Cuando los demás invitados se fueron, Dawn y yo subimos sus cajas y maletas. Una vez descargado el auto, nos quedamos en la cocina, inseguras de cómo íbamos a interactuar como compañeras de piso, y yo como su casera.
“Pues, buenas noches”, le dije, “espero que te sientas bien con todo, y siento lo de tu relación”.
Muy pronto, Dawn y yo nos acomodamos a nuestras nuevas vidas de solteras con bendita facilidad. Compramos cada quien Comfies (suéteres con capucha de gran tamaño —de hecho, sobredimensionados— con forro polar) y pasamos el invierno hechas bolas de vellón, proyectando películas en la pared y cenando palomitas. Decoramos un enjuto árbol de Navidad y organizamos reuniones navideñas. El primer año fue como tener una fiesta de pijamas permanente, con comidas al aire libre, ciclismo, carreras por senderos y frecuentes apariciones de nuestras otras amigas. El dinero de la renta de Dawn nos ayudó a pagar la hipoteca y la casa, que se sentía demasiado grande, vacía e intimidante; se convirtió en un lugar de reunión para nuestro grupo social.
Siempre había apreciado a las mujeres de mi comunidad, pero ahora me sentía desbordada de gratitud hacia ellas. Su compañía y apoyo me dieron tiempo y espacio para procesar mis sentimientos contradictorios sobre la casa. Como escritora, nunca había tenido un trabajo con un plan de jubilación, y comprar la casa me parecía una carga necesaria para asegurarme un futuro financiero. El inmenso privilegio de poseer una casa conllevaba tanta culpa y estrés que a menudo deseaba que desapareciera por arte de magia.
Había que limpiar los canalones, el césped tenía mal aspecto, la valla estaba torcida, el fregadero goteaba y el sistema de riego no funcionaba. En algún momento de esos primeros seis meses, mi ex se comprometió con otra persona. Pocos días después de enterarme, se estropeó la caldera. Al menos para entonces ya sabía dónde estaba.
Durante todo ese tiempo, Dawn me ayudó a mantener las cosas en perspectiva, siempre cerca con su teléfono para grabar los comentarios mientras yo intentaba arreglar un grifo que goteaba o me encerraba en mi propia habitación.
Cuando terminó el verano, y Dawn y yo celebramos un año de convivencia, sabía que el césped seguía teniendo más malas hierbas que hierba y que alguno que otro electrodoméstico estaba inevitablemente descompuesto. Pero me sentía más segura improvisando.
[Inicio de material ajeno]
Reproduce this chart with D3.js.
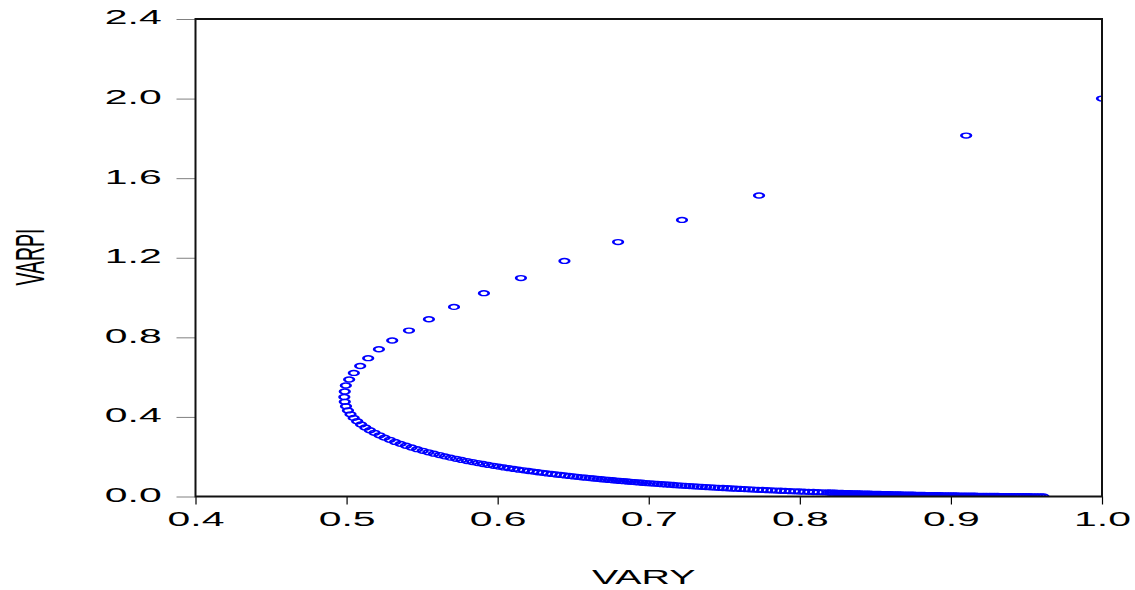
<!DOCTYPE html>
<html lang="en">
    <head>
        <meta charset="utf-8">
        <title>VARPI vs VARY</title>
        <script src="https://d3js.org/d3.v7.min.js"></script>
        <style type="text/css">
                body {
                    margin: 0;
                    background: white;
                }
                text {
                    font-family: "Liberation Sans", Arial, sans-serif;
                    font-size: 19.5px;
                    fill: black;
                }
                .axis path.domain {
                    display: none;
                }
         </style>
    </head>
    <body>
        <script type="text/javascript">
        var w = 1135;
        var h = 590;

        // tick labels
        var xTicks = [0.4, 0.5, 0.6, 0.7, 0.8, 0.9, 1.0];
        var yTicks = [0.0, 0.4, 0.8, 1.2, 1.6, 2.0, 2.4];

        // upper branch (sparse points)
        var varyUpper = [1.000, 0.9101, 0.7730, 0.7220, 0.6797, 0.6442, 0.6154, 0.5909, 0.5711, 0.5545,
            0.5413, 0.5302, 0.5214, 0.5143, 0.5090, 0.5048, 0.5017, 0.4995, 0.4988, 0.4985];
        var varpiUpper = [2.000, 1.814, 1.513, 1.390, 1.279, 1.184, 1.098, 1.022, 0.953, 0.891,
            0.834, 0.784, 0.740, 0.695, 0.656, 0.621, 0.588, 0.558, 0.528, 0.500];

        // lower branch (dense band along the bottom)
        var varyLower = [0.4988, 0.4996, 0.5009, 0.5026, 0.5047, 0.5070, 0.5096, 0.5124, 0.5154, 0.5185,
            0.5218, 0.5251, 0.5286, 0.5321, 0.5357, 0.5393, 0.5430, 0.5467, 0.5504, 0.5541,
            0.5578, 0.5615, 0.5651, 0.5688, 0.5725, 0.5761, 0.5797, 0.5833, 0.5868, 0.5903,
            0.5938, 0.5973, 0.6007, 0.6041, 0.6074, 0.6107, 0.6139, 0.6172, 0.6204, 0.6235,
            0.6266, 0.6297, 0.6327, 0.6357, 0.6386, 0.6416, 0.6444, 0.6473, 0.6501, 0.6528,
            0.6555, 0.6582, 0.6609, 0.6635, 0.6661, 0.6686, 0.6712, 0.6736, 0.6761, 0.6785,
            0.6809, 0.6833, 0.6858, 0.6882, 0.6907, 0.6932, 0.6957, 0.6982, 0.7007, 0.7033,
            0.7059, 0.7085, 0.7111, 0.7137, 0.7163, 0.7189, 0.7216, 0.7243, 0.7270, 0.7297,
            0.7324, 0.7352, 0.7379, 0.7407, 0.7435, 0.7463, 0.7491, 0.7520, 0.7548, 0.7577,
            0.7606, 0.7635, 0.7664, 0.7693, 0.7723, 0.7753, 0.7783, 0.7813, 0.7843, 0.7873,
            0.7903, 0.7934, 0.7965, 0.7996, 0.8027, 0.8058, 0.8090, 0.8121, 0.8153,
            0.8185, 0.8201, 0.8217, 0.8233, 0.8249, 0.8266, 0.8282, 0.8298, 0.8314, 0.8331,
            0.8347, 0.8363, 0.8380, 0.8396, 0.8413, 0.8430, 0.8446, 0.8463, 0.8479, 0.8496,
            0.8513, 0.8530, 0.8547, 0.8564, 0.8581, 0.8598, 0.8615, 0.8632, 0.8649, 0.8666,
            0.8683, 0.8700, 0.8717, 0.8735, 0.8752, 0.8770, 0.8787, 0.8804, 0.8822, 0.8839,
            0.8857, 0.8875, 0.8892, 0.8910, 0.8928, 0.8946, 0.8963, 0.8981, 0.8999, 0.9017,
            0.9035, 0.9053, 0.9071, 0.9089, 0.9107, 0.9126, 0.9144, 0.9162, 0.9180, 0.9199,
            0.9217, 0.9235, 0.9254, 0.9272, 0.9291, 0.9310, 0.9328, 0.9347, 0.9365, 0.9384,
            0.9403, 0.9422, 0.9441, 0.9460, 0.9479, 0.9498, 0.9517, 0.9536, 0.9555, 0.9574,
            0.9593, 0.9612];
        var varpiLower = [0.4759, 0.4535, 0.4327, 0.4132, 0.3951, 0.3781, 0.3622, 0.3472, 0.3332, 0.3200,
            0.3076, 0.2959, 0.2848, 0.2743, 0.2645, 0.2551, 0.2462, 0.2378, 0.2298, 0.2222,
            0.2150, 0.2081, 0.2016, 0.1953, 0.1893, 0.1837, 0.1782, 0.1730, 0.1680, 0.1633,
            0.1587, 0.1543, 0.1501, 0.1461, 0.1422, 0.1385, 0.1349, 0.1315, 0.1282, 0.1250,
            0.1219, 0.1190, 0.1161, 0.1134, 0.1107, 0.1082, 0.1057, 0.1033, 0.1010, 0.0988,
            0.0966, 0.0945, 0.0925, 0.0905, 0.0886, 0.0868, 0.0850, 0.0833, 0.0816, 0.0800,
            0.0784, 0.0768, 0.0753, 0.0737, 0.0722, 0.0707, 0.0692, 0.0677, 0.0662, 0.0648,
            0.0634, 0.0620, 0.0606, 0.0592, 0.0578, 0.0564, 0.0551, 0.0538, 0.0525, 0.0512,
            0.0499, 0.0487, 0.0474, 0.0462, 0.0450, 0.0438, 0.0426, 0.0415, 0.0403, 0.0392,
            0.0381, 0.0370, 0.0359, 0.0348, 0.0338, 0.0328, 0.0318, 0.0308, 0.0298, 0.0288,
            0.0278, 0.0269, 0.0260, 0.0251, 0.0242, 0.0233, 0.0225, 0.0216, 0.0208,
            0.0200, 0.0196, 0.0192, 0.0188, 0.0184, 0.0181, 0.0177, 0.0173, 0.0169, 0.0166,
            0.0162, 0.0158, 0.0155, 0.0151, 0.0148, 0.0145, 0.0141, 0.0138, 0.0134, 0.0131,
            0.0128, 0.0125, 0.0122, 0.0119, 0.0116, 0.0113, 0.0110, 0.0107, 0.0104, 0.0101,
            0.0098, 0.0095, 0.0092, 0.0090, 0.0087, 0.0085, 0.0082, 0.0079, 0.0077, 0.0074,
            0.0072, 0.0070, 0.0067, 0.0065, 0.0063, 0.0061, 0.0058, 0.0056, 0.0054, 0.0052,
            0.0050, 0.0048, 0.0046, 0.0044, 0.0042, 0.0041, 0.0039, 0.0037, 0.0035, 0.0034,
            0.0032, 0.0030, 0.0029, 0.0027, 0.0026, 0.0025, 0.0023, 0.0022, 0.0020, 0.0019,
            0.0018, 0.0017, 0.0016, 0.0015, 0.0014, 0.0013, 0.0012, 0.0011, 0.0010, 0.0009,
            0.0008, 0.0007];

        var stretch = 2.1;  // the original picture is squashed, text runs wide

        var plotLeft = 195.5, plotRight = 1102, plotTop = 19, plotBottom = 496.5;

        var x = d3.scaleLinear().domain([0.4, 1.0]).range([plotLeft, plotRight]);
        var y = d3.scaleLinear().domain([0, 2.4]).range([plotBottom, plotTop]);

        var svg = d3.select("body")
                .append("svg")
                .attr("width", w)
                .attr("height", h);

        svg.append("clipPath")
                .attr("id", "plotclip")
                .append("rect")
                .attr("x", plotLeft)
                .attr("y", plotTop)
                .attr("width", plotRight - plotLeft)
                .attr("height", plotBottom - plotTop);

        // points: circles stretched sideways like the original
        var points = d3.zip(varyUpper, varpiUpper).concat(d3.zip(varyLower, varpiLower));

        svg.append("g")
                .attr("clip-path", "url(#plotclip)")
                .selectAll("g")
                .data(points)
                .enter()
                .append("g")
                .attr("transform", function(d) {
                    return "translate(" + x(d[0]) + "," + y(d[1]) + ") scale(1.95,1)";
                })
                .append("circle")
                .attr("r", 2.45)
                .attr("fill", "none")
                .attr("stroke", "#0000ff")
                .attr("stroke-width", 1.4);

        // x axis
        var xAxis = svg.append("g")
                .attr("class", "axis")
                .attr("transform", "translate(0," + plotBottom + ")")
                .call(d3.axisBottom(x).tickValues(xTicks).tickSize(8).tickSizeOuter(0)
                        .tickPadding(8).tickFormat(d3.format(".1f")));
        xAxis.selectAll(".tick line").attr("stroke", "#000").attr("stroke-width", 1.2);
        xAxis.selectAll(".tick text")
                .attr("transform", "scale(" + stretch + ",1)")
                .style("font-size", "19.5px")
                .style("font-family", "'Liberation Sans', Arial, sans-serif");

        // y axis
        var yAxis = svg.append("g")
                .attr("class", "axis")
                .attr("transform", "translate(" + plotLeft + ",0)")
                .call(d3.axisLeft(y).tickValues(yTicks).tickSize(19).tickSizeOuter(0)
                        .tickFormat(d3.format(".1f")));
        yAxis.selectAll(".tick line").attr("stroke", "#808080").attr("stroke-width", 1);
        yAxis.selectAll(".tick text")
                .attr("x", 0)
                .attr("dy", "0.25em")
                .attr("transform", "translate(-33.8,0) scale(" + stretch + ",1)")
                .style("font-size", "19.5px")
                .style("font-family", "'Liberation Sans', Arial, sans-serif");

        // frame
        svg.append("rect")
                .attr("x", plotLeft)
                .attr("y", plotTop)
                .attr("width", plotRight - plotLeft)
                .attr("height", plotBottom - plotTop)
                .attr("fill", "none")
                .attr("stroke", "#111")
                .attr("stroke-width", 2);

        // axis titles
        svg.append("text")
                .attr("transform", "translate(643.7,584.3) scale(2.02,1)")
                .attr("text-anchor", "middle")
                .text("VARY");

        svg.append("text")
                .attr("transform", "translate(43.5,257) scale(" + stretch + ",1) rotate(-90)")
                .attr("text-anchor", "middle")
                .text("VARPI");
        </script>
    </body>
</html>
Una noche vino Mackenzie, otra amiga íntima. Había estado planeando su boda y no la había visto mucho últimamente, pero mientras comíamos pizza para llevar y brownies Betty Crocker, nos dijo que había puesto fin a su compromiso. ¿Estaba dispuesta a rentar el otro dormitorio de arriba?
Se compró un Comfy rosa para complementar el estampado de leopardo de Dawn y mis cuadros escoceses, y nos ayudamos mutuamente a redactar los mensajes de Bumble y a analizar las citas, buenas y malas. El escozor de las rupturas, la monotonía de las citas y la hazaña de Sísifo de mantener el jardín presentable mejoraron al vivir con dos de mis mejores amigas. Aunque la sociedad valora mucho las relaciones románticas, nuestra vida de compañeras de piso es más amorosa y satisfactoria que cualquier otra relación que haya tenido.
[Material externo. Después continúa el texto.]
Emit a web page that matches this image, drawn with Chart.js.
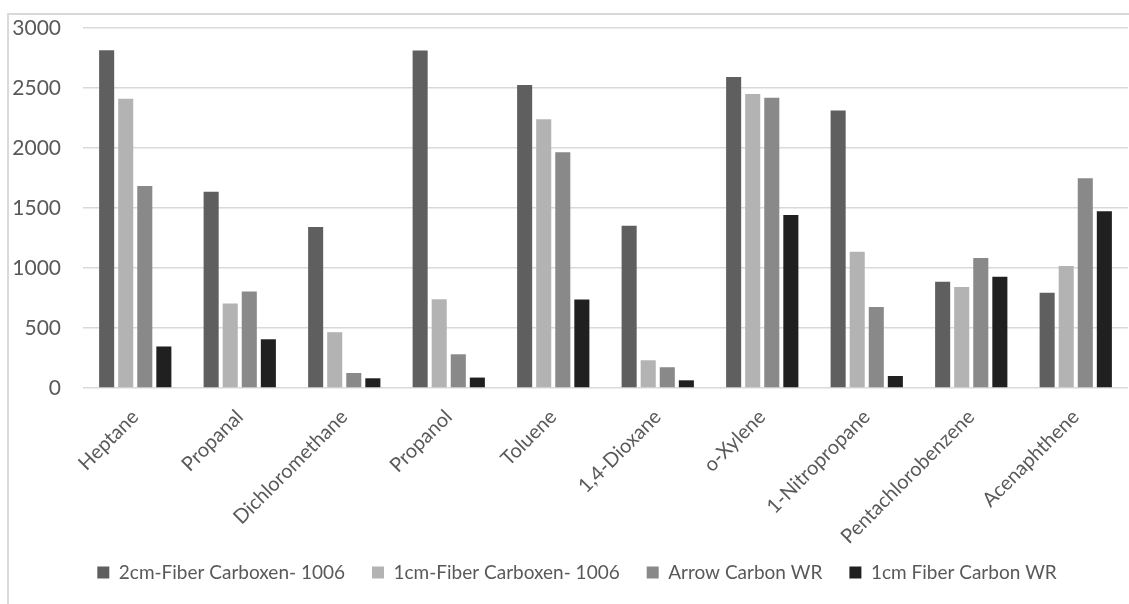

Mackenzie y Dawn se escribían notas en el espejo del baño y crearon un vínculo con una pequeña araña que vivía detrás de la puerta, a la que llamaron Eugene.
Las tres organizábamos almuerzos, fiestas de tallado de calabazas y clases de yoga. Llegamos a guardar ocho bicicletas en la cochera, maldiciendo la maraña de manillares cada vez que intentábamos hacer ciclismo de montaña.
Durante los años siguientes, mi casa siguió proporcionando un amortiguador para las mujeres que de repente se encontraban empaquetando cajas entre un mar de lágrimas. Cuando Mackenzie se fue a vivir con su nueva pareja, mi amiga más cercana, Hailey, estaba firmando los papeles del divorcio durante las turbulencias de los primeros días de confinamiento. Llegó a la casa, aturdida, rodeada de cajas en la habitación recién desocupada de Mackenzie.
Cuando Dawn se mudó más cerca de su trabajo, Hailey se mudó a la habitación grande (y compró un Comfy verde azulado). Después, Mackenzie sufrió otra ruptura y volvió a mudarse a la habitación pequeña. En algún momento del chat de grupo, alguien bautizó el piso de arriba como “la Suite de las Amas de Casa Rechazadas”.
Aunque ninguna de nosotras aspiraba a ser ama de casa en primer lugar, el nombre se quedó. Mi casa, que antes era mi carga imposible, se había transformado en un lugar donde otras mujeres venían a aliviar sus cargas imposibles. Pero el valor iba en ambas direcciones. Puede que nuestras relaciones no tuvieran el mismo valor social intrínseco que las de parejas románticas a largo plazo, pero me sostuvieron y fortalecieron durante los años más solitarios y estresantes de mi vida adulta.
Tres años después, recuerdo esos años dolorosos y caóticos con gratitud. Y mantengo una habitación de la Suite de las Amas de Casa Rechazadas abierta y amueblada. Por si acaso.